[Task goal]:
No pictures belong in the copy; return exactly the lines from the one with "Recreate this image" through the one with "ax.bar(x, nitrate, width=0.33, color=bar_colors, zorder=2)", both ends included, and nothing else.
***** Data for this task *****
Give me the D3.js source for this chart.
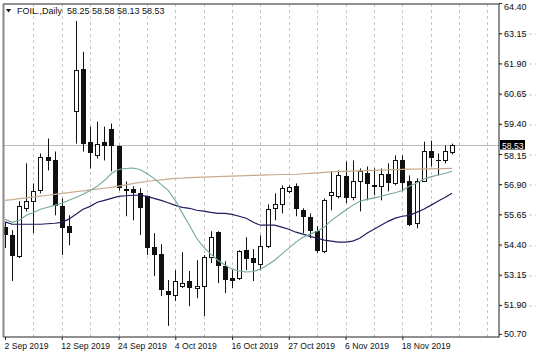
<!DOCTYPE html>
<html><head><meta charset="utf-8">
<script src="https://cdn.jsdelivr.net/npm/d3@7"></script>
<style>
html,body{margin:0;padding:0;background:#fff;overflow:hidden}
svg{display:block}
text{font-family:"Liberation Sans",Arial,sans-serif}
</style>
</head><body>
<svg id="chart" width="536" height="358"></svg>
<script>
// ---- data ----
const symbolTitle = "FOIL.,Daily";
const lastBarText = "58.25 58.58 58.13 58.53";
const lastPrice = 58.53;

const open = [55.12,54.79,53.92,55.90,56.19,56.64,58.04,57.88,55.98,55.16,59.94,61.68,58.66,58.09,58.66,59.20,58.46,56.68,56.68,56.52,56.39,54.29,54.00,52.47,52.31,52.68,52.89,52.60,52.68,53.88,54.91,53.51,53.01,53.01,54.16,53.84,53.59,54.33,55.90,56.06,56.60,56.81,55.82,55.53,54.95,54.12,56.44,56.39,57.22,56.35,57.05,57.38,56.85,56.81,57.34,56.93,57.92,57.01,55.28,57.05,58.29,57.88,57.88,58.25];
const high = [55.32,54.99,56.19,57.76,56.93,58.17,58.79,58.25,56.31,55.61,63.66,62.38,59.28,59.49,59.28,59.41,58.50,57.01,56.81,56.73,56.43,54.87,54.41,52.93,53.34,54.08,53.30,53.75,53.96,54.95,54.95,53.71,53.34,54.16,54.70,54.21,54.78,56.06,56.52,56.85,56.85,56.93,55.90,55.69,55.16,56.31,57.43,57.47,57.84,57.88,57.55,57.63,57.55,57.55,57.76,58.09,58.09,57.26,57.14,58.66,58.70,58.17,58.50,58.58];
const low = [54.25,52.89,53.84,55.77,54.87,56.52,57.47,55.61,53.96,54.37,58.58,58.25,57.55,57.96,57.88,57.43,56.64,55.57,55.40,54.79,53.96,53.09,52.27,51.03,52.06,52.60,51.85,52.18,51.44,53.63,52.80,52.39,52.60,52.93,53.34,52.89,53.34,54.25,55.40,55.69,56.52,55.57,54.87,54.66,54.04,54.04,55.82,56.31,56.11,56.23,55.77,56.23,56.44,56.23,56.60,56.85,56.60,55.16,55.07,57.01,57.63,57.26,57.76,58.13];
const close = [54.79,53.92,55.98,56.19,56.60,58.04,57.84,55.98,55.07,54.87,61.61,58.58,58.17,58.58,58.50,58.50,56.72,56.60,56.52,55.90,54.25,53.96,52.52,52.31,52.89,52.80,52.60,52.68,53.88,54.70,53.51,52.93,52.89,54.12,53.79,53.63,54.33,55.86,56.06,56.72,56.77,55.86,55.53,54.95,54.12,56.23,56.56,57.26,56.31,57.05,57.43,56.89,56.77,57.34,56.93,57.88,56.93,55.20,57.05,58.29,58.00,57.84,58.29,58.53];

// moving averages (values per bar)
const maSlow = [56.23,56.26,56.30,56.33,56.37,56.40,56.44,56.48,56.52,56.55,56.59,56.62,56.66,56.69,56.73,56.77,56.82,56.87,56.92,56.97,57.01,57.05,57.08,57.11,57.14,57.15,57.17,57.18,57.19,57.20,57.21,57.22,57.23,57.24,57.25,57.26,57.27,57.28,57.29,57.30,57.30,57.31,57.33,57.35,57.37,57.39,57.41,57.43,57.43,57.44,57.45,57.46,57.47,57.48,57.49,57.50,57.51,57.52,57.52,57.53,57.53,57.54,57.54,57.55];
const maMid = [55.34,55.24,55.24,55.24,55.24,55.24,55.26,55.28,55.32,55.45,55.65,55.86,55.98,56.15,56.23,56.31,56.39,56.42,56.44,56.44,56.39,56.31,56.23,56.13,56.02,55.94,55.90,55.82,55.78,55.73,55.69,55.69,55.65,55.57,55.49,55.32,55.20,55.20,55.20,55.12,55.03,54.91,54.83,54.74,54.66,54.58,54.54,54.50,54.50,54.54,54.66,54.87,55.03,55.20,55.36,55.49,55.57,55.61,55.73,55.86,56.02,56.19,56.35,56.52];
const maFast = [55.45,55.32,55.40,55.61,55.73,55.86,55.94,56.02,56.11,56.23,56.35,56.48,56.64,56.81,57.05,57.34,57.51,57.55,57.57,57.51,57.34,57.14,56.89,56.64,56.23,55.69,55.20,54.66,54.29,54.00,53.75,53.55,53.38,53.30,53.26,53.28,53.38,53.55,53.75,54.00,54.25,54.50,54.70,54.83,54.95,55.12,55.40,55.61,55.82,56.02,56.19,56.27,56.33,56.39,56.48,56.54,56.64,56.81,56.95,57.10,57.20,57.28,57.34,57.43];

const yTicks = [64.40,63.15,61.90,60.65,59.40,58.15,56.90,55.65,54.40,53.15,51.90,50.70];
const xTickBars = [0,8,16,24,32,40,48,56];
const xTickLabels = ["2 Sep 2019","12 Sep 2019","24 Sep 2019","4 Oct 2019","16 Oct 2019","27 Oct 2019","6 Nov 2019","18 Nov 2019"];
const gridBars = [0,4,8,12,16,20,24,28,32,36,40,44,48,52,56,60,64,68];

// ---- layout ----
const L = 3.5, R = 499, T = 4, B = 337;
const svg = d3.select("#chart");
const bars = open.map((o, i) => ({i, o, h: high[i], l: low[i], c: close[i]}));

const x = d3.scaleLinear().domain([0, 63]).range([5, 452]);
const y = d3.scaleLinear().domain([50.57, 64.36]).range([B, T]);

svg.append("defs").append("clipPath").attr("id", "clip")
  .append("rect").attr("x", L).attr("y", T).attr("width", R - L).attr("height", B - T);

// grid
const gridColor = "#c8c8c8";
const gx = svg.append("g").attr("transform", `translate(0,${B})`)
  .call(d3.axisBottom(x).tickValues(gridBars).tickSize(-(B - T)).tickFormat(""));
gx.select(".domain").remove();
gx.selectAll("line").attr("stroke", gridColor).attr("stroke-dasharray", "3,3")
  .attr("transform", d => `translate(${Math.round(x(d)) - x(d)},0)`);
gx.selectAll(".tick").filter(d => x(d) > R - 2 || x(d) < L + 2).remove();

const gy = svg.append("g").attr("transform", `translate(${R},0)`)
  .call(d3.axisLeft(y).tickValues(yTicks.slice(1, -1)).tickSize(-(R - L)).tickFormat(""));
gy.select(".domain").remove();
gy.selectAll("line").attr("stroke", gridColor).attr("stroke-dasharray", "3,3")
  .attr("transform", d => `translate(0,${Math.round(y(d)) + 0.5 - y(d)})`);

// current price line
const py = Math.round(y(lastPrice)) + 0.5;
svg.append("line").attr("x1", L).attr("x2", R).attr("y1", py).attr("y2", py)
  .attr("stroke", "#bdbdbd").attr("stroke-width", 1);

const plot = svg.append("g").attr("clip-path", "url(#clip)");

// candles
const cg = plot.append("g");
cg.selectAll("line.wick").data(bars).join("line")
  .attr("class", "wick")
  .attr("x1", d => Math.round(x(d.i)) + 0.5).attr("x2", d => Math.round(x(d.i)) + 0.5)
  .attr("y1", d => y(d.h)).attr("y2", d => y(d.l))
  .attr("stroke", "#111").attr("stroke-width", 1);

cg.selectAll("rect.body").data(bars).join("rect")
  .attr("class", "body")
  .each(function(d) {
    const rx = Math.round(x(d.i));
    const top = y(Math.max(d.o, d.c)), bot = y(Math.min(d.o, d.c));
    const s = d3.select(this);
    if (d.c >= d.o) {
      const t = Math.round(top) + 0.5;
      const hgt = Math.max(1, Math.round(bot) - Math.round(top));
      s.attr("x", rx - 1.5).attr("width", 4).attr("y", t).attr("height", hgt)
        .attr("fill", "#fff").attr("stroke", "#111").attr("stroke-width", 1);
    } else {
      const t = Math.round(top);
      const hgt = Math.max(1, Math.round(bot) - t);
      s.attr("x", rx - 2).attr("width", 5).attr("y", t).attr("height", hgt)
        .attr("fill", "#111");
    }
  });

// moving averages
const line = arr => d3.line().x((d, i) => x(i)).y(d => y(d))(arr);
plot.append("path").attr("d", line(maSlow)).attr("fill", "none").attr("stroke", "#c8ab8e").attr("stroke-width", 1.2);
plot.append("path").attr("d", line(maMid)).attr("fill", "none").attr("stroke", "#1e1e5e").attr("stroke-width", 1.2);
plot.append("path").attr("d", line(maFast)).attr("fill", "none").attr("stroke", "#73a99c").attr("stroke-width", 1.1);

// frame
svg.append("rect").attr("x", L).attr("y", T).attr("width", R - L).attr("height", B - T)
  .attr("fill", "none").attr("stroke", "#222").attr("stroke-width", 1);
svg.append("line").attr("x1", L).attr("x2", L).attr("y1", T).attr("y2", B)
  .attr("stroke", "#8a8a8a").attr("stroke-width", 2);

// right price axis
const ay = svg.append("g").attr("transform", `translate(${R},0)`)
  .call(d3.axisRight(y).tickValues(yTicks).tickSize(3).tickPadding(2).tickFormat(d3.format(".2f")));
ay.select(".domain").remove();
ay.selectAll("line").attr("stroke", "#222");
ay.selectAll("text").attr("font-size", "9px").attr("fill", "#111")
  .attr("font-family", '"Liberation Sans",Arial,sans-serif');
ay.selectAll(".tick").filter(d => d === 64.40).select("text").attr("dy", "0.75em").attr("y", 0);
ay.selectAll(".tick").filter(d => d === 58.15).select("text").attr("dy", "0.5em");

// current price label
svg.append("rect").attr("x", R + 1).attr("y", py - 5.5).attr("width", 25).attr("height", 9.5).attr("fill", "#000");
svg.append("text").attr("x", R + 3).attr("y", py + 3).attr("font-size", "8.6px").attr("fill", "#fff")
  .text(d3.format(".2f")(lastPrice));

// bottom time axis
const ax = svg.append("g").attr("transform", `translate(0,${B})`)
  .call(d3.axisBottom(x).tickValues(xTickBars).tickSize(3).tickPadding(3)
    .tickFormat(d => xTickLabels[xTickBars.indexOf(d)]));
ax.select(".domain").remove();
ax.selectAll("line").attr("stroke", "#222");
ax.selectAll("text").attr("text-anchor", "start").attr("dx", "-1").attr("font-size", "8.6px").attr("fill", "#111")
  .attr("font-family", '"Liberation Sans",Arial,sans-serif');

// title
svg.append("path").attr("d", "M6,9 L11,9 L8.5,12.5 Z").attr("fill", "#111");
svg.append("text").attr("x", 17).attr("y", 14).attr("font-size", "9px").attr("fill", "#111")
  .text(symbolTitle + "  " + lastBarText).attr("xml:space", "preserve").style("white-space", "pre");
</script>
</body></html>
*****
***** Data for this task *****
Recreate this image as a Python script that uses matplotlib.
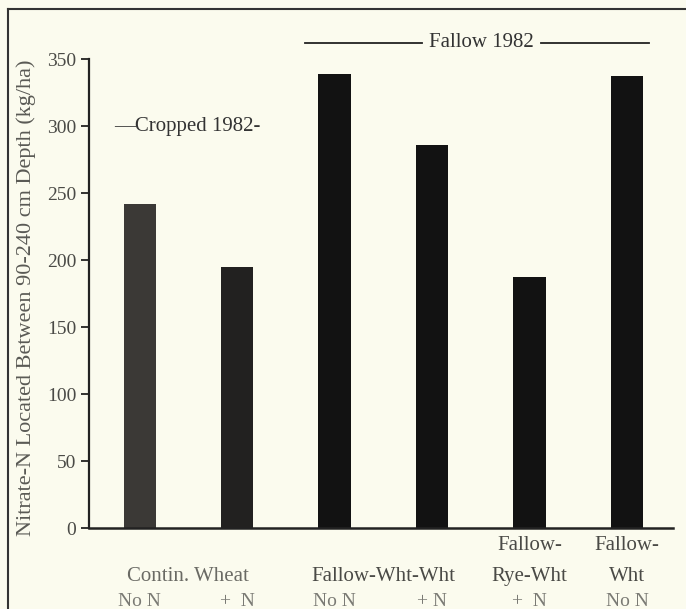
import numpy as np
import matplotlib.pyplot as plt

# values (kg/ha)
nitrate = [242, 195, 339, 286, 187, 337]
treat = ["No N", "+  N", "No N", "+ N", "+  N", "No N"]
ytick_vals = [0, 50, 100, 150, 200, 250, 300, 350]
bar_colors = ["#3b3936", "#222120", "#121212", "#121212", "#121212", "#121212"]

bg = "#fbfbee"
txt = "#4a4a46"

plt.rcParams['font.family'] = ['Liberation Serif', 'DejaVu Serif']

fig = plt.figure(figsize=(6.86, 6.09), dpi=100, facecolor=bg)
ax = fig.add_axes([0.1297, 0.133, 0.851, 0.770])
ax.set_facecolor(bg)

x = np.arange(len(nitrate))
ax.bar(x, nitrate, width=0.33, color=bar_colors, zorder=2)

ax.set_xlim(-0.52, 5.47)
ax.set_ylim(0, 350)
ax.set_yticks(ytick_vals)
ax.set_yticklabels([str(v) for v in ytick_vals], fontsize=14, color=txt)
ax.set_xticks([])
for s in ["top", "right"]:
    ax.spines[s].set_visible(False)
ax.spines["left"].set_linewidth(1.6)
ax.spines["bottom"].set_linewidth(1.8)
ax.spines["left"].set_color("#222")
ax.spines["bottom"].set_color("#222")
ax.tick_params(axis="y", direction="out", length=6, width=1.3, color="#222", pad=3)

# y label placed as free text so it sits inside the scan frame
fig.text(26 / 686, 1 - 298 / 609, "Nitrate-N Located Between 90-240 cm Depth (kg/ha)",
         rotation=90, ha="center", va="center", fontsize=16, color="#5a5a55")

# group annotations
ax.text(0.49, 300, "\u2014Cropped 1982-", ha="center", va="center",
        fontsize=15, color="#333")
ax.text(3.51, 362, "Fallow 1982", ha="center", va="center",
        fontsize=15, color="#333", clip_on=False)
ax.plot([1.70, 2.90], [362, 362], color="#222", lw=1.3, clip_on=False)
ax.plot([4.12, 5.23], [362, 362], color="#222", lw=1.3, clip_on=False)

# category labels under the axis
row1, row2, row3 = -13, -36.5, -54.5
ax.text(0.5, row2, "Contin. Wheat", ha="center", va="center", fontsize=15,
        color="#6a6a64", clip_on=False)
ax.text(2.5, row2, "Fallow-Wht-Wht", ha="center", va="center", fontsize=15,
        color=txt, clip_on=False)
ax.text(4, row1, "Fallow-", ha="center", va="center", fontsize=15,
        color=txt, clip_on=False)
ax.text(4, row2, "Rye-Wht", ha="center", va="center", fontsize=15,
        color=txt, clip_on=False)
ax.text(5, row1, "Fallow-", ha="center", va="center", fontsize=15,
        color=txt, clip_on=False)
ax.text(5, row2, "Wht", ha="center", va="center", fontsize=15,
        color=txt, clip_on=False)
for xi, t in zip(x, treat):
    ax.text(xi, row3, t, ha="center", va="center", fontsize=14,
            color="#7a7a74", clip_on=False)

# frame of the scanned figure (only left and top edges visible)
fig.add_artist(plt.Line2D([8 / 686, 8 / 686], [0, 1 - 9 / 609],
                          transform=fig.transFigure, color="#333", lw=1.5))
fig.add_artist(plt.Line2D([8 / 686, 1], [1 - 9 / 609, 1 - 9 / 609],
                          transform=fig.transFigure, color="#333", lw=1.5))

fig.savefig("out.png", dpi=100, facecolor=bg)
*****
[Reply to the task]:
Recreate this image as a Python script that uses matplotlib.
import numpy as np
import matplotlib.pyplot as plt

# values (kg/ha)
nitrate = [242, 195, 339, 286, 187, 337]
treat = ["No N", "+  N", "No N", "+ N", "+  N", "No N"]
ytick_vals = [0, 50, 100, 150, 200, 250, 300, 350]
bar_colors = ["#3b3936", "#222120", "#121212", "#121212", "#121212", "#121212"]

bg = "#fbfbee"
txt = "#4a4a46"

plt.rcParams['font.family'] = ['Liberation Serif', 'DejaVu Serif']

fig = plt.figure(figsize=(6.86, 6.09), dpi=100, facecolor=bg)
ax = fig.add_axes([0.1297, 0.133, 0.851, 0.770])
ax.set_facecolor(bg)

x = np.arange(len(nitrate))
ax.bar(x, nitrate, width=0.33, color=bar_colors, zorder=2)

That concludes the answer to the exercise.